Japan crude imports fell 66% in April 2026, the sharpest monthly decline on record 1, while Middle East crude to both Japan and South Korea hit record lows in the same Hormuz disruption window 2. The figures answer a question the freight market had got wrong: East Asian buyers did not compete for non-Hormuz barrels, they stopped buying and drew on strategic storage instead.
That distinction matters for the East-West arb. TD3C (the benchmark VLCC, or Very Large Crude Carrier, route from the Middle East Gulf to China) hit WS458.75 on 11 May when the market priced both a Hormuz risk premium and anticipated rerouting competition . Record-low Middle East imports to Japan and South Korea confirm the rerouting never materialised; neither buyer chased Cape-routed or Atlantic-basin alternatives.

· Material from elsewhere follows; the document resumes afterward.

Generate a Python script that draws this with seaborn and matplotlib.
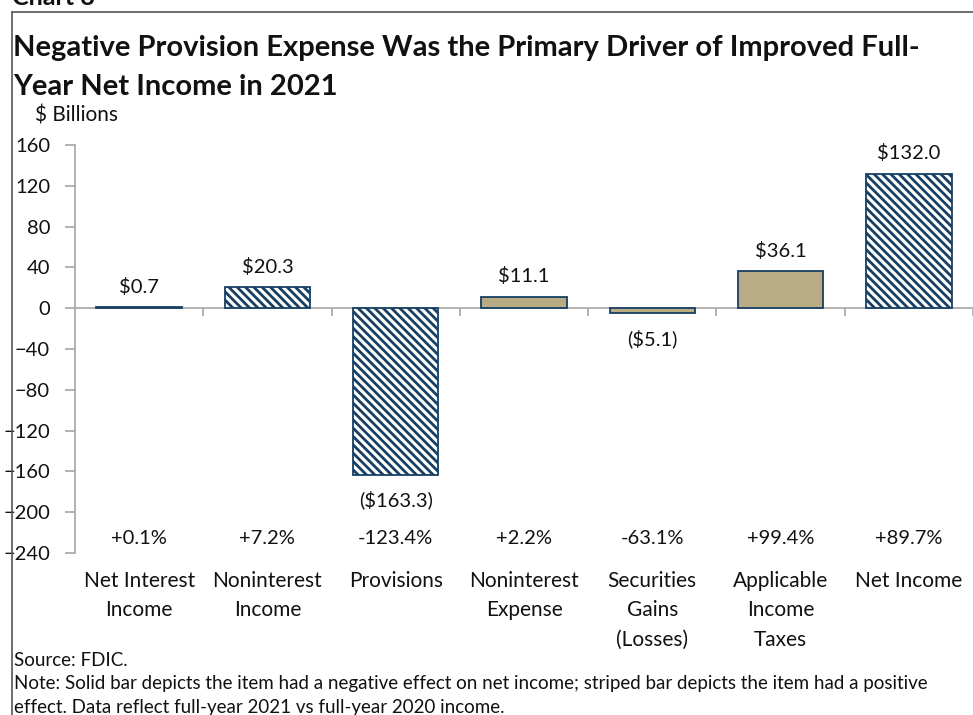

Strategic reserves can sustain storage draws for months at typical run rates, but the buffer narrows the longer the disruption persists. A return to seaborne buying by Japan and South Korea would coincide with China's re-entry and stack the East-West freight pressure all at once.
The combined absence of Japan, South Korea and China means the three largest Middle East crude destinations are simultaneously off the spot market. That is the physical demand picture beneath the EFS compression: Dubai weakens because no one is lifting, not because supply rose or Hormuz reopened on the 23 May memorandum .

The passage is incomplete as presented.